Weather Vane #1 by Leonie Barton
You do a significant amount of work beyond the gallery walls — hotels, corporates, private homes. Can you talk about that side of the business?
It's honestly one of my favourite things we do. The consultancy covers everything from helping someone find a single piece for their wall to curating an entire home from scratch, and everything in between. We work closely with interior designers as well as directly with private clients, and I always tell people who say they don't know anything about art: you know more than you think. You know what moves you and, just as usefully, what doesn't. Sometimes the dislikes tell us more than the likes ever could. We once had a client who announced she hated purple, and walked out with a purple piece. The lesson? Stay open.
We're also, it turns out, occasional marriage counselors. Taste is personal, and when two people share a home, that can make for some interesting conversations. It's part of the job, and we love it.
On the commercial side, hotels are a particular joy. There's something deeply satisfying about replacing the tired, ubiquitous black-and-white photograph with something that genuinely surprises people. We work with emerging artists to create original works at scale, a commission of 300 pieces, say, while also bringing in more established names for the bespoke installations that anchor a lobby or define a dining space. No brief is too big or too niche. At the heart of it, what drives me is simply placing art in the world, in real spaces, where real people encounter it every day.
Sophie Vander & Anna Kiousis
As a woman running a gallery, have you faced particular challenges?
Women always face challenges, and the art world is no exception. Gallery ownership has historically been a male-dominated space, with a long and entrenched lineage. However, some extraordinary women have carved out something genuinely remarkable within it. At the institutional level, the tide is clearly turning: right now, every major cultural institution in New South Wales, from the Powerhouse and the Art Gallery of NSW to the Australian Museum, is led by a woman. That feels both significant and, frankly, long overdue.
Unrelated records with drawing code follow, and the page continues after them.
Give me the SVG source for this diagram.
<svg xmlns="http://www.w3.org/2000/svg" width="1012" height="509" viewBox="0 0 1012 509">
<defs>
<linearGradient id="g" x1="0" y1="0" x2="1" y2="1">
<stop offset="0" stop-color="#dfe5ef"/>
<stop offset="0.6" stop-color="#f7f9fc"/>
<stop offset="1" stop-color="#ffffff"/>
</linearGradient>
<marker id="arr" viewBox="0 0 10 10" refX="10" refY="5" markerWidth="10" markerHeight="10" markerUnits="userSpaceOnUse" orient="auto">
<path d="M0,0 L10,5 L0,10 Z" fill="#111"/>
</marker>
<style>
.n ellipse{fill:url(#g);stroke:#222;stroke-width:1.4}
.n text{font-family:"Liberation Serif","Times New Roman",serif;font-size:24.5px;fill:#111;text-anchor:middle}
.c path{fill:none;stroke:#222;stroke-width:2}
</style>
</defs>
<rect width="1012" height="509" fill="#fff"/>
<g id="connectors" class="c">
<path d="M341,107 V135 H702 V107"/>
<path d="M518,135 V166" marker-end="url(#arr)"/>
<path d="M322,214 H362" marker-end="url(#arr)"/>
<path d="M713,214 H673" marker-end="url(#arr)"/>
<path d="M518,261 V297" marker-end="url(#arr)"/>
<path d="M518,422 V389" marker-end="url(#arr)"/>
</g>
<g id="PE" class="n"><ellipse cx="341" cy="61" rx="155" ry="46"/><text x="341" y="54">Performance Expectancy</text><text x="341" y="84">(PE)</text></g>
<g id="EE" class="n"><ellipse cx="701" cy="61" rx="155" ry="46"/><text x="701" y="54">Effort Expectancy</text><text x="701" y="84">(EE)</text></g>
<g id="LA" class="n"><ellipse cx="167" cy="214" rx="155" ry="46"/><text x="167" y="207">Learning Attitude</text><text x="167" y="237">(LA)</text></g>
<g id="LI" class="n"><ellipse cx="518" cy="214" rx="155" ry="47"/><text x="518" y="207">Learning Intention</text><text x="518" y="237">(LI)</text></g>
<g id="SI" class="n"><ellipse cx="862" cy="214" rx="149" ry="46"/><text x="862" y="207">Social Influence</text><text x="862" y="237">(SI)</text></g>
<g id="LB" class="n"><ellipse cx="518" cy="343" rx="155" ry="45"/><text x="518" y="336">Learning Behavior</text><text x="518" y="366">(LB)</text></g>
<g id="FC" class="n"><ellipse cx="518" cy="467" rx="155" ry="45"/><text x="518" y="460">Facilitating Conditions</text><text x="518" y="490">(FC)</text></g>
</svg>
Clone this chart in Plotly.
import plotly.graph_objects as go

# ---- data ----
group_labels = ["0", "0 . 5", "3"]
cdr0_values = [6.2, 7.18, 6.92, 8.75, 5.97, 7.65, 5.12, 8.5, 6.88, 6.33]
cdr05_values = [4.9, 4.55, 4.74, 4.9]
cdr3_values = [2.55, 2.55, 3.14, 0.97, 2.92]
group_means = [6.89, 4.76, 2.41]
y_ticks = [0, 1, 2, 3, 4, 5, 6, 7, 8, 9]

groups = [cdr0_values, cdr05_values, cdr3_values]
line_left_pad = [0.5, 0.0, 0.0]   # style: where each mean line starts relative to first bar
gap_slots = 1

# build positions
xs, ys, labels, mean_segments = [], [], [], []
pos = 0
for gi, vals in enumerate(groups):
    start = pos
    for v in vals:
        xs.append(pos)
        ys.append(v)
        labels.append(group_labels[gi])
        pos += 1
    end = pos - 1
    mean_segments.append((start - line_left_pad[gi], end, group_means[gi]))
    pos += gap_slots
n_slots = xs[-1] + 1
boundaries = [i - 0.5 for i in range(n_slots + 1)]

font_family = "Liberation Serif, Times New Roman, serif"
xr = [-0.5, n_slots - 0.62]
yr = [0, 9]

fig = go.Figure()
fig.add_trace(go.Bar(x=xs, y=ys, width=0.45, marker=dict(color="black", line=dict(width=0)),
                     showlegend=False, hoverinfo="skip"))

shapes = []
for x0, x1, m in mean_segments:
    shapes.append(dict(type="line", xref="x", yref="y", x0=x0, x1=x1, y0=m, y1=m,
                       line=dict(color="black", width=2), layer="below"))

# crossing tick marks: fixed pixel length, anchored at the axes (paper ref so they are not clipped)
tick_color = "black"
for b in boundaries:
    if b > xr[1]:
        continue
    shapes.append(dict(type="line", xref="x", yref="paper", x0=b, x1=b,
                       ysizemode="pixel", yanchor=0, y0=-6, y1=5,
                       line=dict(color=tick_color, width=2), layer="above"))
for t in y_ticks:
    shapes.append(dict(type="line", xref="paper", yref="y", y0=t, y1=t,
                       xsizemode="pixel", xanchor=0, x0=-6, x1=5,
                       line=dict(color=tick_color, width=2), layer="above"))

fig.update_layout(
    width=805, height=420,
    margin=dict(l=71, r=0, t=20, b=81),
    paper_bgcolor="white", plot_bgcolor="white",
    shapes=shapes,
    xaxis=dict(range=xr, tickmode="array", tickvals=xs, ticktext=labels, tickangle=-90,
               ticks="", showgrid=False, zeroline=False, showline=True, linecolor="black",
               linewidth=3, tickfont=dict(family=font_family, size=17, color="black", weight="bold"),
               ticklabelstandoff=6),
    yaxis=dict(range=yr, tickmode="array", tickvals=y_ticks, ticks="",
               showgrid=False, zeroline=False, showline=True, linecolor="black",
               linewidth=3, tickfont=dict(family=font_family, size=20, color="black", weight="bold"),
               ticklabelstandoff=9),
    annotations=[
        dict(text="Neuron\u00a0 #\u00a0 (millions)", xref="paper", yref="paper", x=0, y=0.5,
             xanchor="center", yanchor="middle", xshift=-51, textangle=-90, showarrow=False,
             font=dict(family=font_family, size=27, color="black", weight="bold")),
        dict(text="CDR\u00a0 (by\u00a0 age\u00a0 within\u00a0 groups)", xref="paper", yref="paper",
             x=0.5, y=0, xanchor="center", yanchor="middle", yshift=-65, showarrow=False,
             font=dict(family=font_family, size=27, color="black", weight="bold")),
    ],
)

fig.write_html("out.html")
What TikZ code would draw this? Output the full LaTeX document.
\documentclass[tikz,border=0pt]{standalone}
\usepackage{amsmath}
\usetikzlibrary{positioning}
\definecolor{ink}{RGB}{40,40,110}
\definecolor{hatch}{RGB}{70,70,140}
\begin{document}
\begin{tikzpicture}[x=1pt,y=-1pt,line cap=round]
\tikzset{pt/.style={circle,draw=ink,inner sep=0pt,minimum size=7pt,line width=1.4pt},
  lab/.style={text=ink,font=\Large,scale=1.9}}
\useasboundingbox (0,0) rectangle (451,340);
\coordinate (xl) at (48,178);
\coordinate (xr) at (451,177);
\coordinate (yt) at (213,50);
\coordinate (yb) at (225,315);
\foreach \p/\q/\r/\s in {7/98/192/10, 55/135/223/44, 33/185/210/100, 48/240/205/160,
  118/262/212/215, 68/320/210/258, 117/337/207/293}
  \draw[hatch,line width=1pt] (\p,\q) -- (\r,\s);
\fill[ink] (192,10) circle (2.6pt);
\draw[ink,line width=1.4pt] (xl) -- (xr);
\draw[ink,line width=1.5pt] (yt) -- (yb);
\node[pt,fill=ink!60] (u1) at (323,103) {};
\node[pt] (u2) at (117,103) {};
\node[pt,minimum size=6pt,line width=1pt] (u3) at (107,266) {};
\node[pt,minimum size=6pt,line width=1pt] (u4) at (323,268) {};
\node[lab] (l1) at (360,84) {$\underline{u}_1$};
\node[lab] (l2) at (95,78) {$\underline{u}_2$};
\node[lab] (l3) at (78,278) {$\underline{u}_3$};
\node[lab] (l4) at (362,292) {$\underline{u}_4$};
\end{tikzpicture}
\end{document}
Where the gap remains most glaring is in institutional collections. The Countess Report, produced by the Sheila Institute, tracks gender representation in the arts annually, and the numbers are still confronting: 70% of art school graduates are female, yet women account for only around 30% of artists held in institutional collections worldwide. The pipeline is full. The walls, in too many places, remain closed.
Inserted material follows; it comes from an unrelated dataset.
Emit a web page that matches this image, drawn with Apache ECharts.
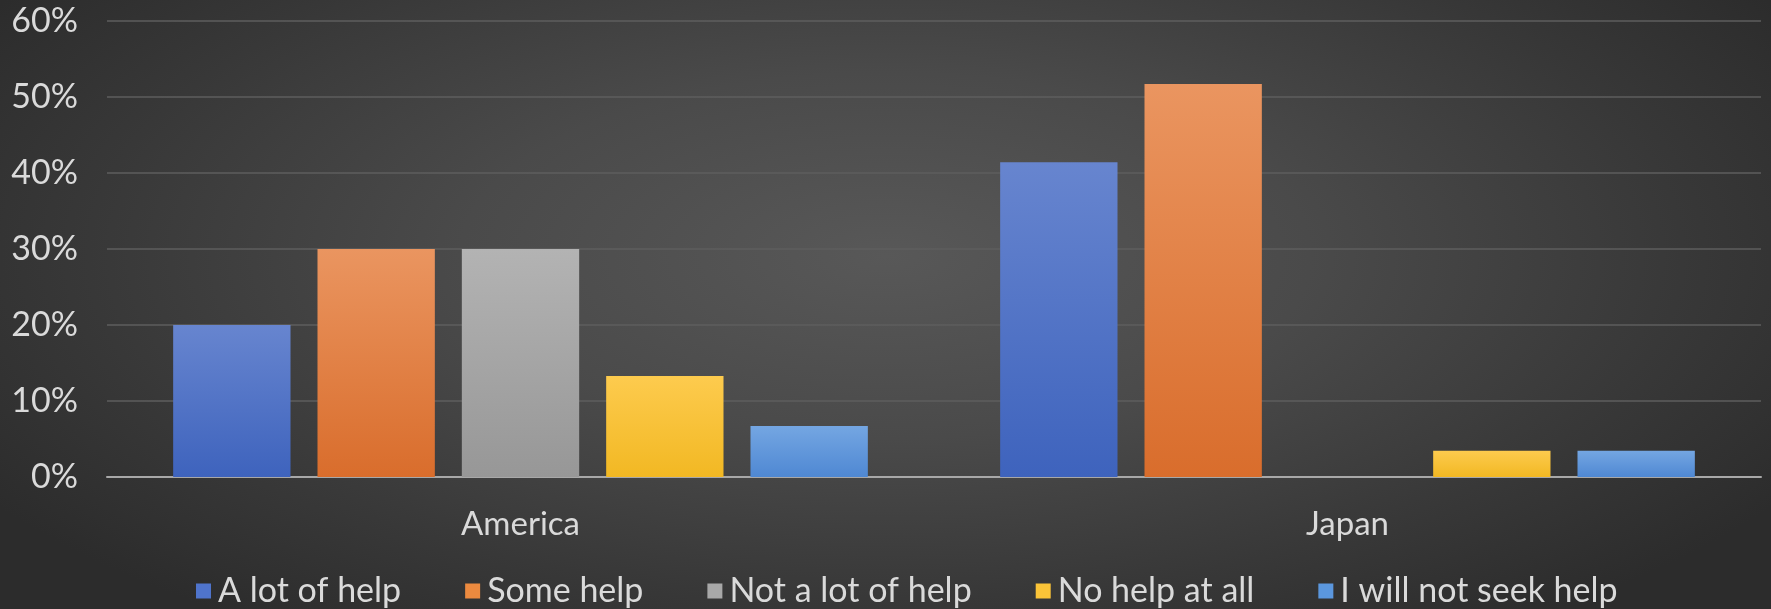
<!DOCTYPE html>
<html>
<head>
<meta charset="utf-8">
<script src="https://cdn.jsdelivr.net/npm/echarts@6/dist/echarts.min.js"></script>
<style>
  html, body { margin: 0; padding: 0; }
  #chart {
    width: 1771px; height: 609px;
    background: radial-gradient(ellipse 60% 75% at 50% 42%, #585858 0%, #4a4a4a 40%, #383838 75%, #2c2c2c 100%);
  }
</style>
</head>
<body>
<div id="chart"></div>
<script>
// Survey answers by country (share of respondents, %)
const categories = ['America', 'Japan'];
const seriesNames = ['A lot of help', 'Some help', 'Not a lot of help', 'No help at all', 'I will not seek help'];
const aLotOfHelp = [20.0, 41.4];
const someHelp = [30.0, 51.7];
const notALotOfHelp = [30.0, 0];
const noHelpAtAll = [13.3, 3.45];
const willNotSeekHelp = [6.7, 3.45];
const yTicks = [0, 10, 20, 30, 40, 50, 60];

const seriesValues = [aLotOfHelp, someHelp, notALotOfHelp, noHelpAtAll, willNotSeekHelp];
const palette = [
  ['#6785cf', '#3e63bd'],
  ['#ea9560', '#d96d2c'],
  ['#b3b3b3', '#979797'],
  ['#fdcb4e', '#f2b823'],
  ['#74a6e2', '#4f88d3']
];
const legendColors = ['#4f74cc', '#ec8a3f', '#a8a8a8', '#fbc438', '#5b97de'];

const chart = echarts.init(document.getElementById('chart'), null, { renderer: 'canvas' });
const font = 'Lato, "Liberation Sans", sans-serif';

chart.setOption({
  backgroundColor: 'transparent',
  animation: false,
  grid: { left: 107, right: 10, top: 21, bottom: 132, containLabel: false },
  legend: {
    data: seriesNames.map((n, i) => ({ name: n, itemStyle: { color: legendColors[i] } })),
    left: 191,
    top: 569,
    icon: 'rect',
    itemWidth: 15,
    itemHeight: 15,
    itemGap: 64,
    textStyle: { color: '#dadada', fontSize: 34, fontFamily: font, padding: [0, 0, 0, 2] }
  },
  xAxis: {
    type: 'category',
    data: categories,
    axisTick: { show: false },
    axisLine: { lineStyle: { color: '#a8a8a8', width: 2 } },
    axisLabel: { color: '#dadada', fontSize: 33, fontFamily: font, margin: 31 }
  },
  yAxis: {
    type: 'value',
    min: yTicks[0],
    max: yTicks[yTicks.length - 1],
    interval: 10,
    axisLine: { show: false },
    axisTick: { show: false },
    axisLabel: { color: '#dadada', fontSize: 34, fontFamily: font, margin: 29, formatter: '{value}%' },
    splitLine: { lineStyle: { color: '#5e5e5e', width: 1.5 } }
  },
  series: seriesNames.map((name, i) => ({
    name,
    type: 'bar',
    data: seriesValues[i],
    barCategoryGap: '16%',
    barGap: '23%',
    itemStyle: {
      color: new echarts.graphic.LinearGradient(0, 0, 0, 1, [
        { offset: 0, color: palette[i][0] },
        { offset: 1, color: palette[i][1] }
      ]),
      borderWidth: 0
    }
  }))
});
</script>
</body>
</html>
That said, I genuinely believe female leadership is changing the culture of the institutions it touches, and I've seen it firsthand. The transformation Kim McKay has driven at the Australian Museum over 12 years is evident to anyone paying attention. I think it comes down to the way women tend to lead: with open communication, real empathy, and a deep investment in the people around them. You cannot build a great team without those qualities. Increasingly, the results speak for themselves.
What's your favourite place to travel?
Budapest, without question. It's a city that never stops surprising you. What I find endlessly fascinating is the way its buildings refuse to be defined by a single purpose or era. It is constantly changing. A grand 19th-century bathhouse may become a ruin bar, whilst a former stock exchange becomes a concert hall. The architecture tells the story of a city that has been many things to many people, and holds all of those layers at once.
I was also fortunate to attend one of our artists, Tiarna Herczeg's, exhibitions there, and to also share the experience with my daughter, which made it all the more special. Travelling together in that context is something I'll carry with me for a long time.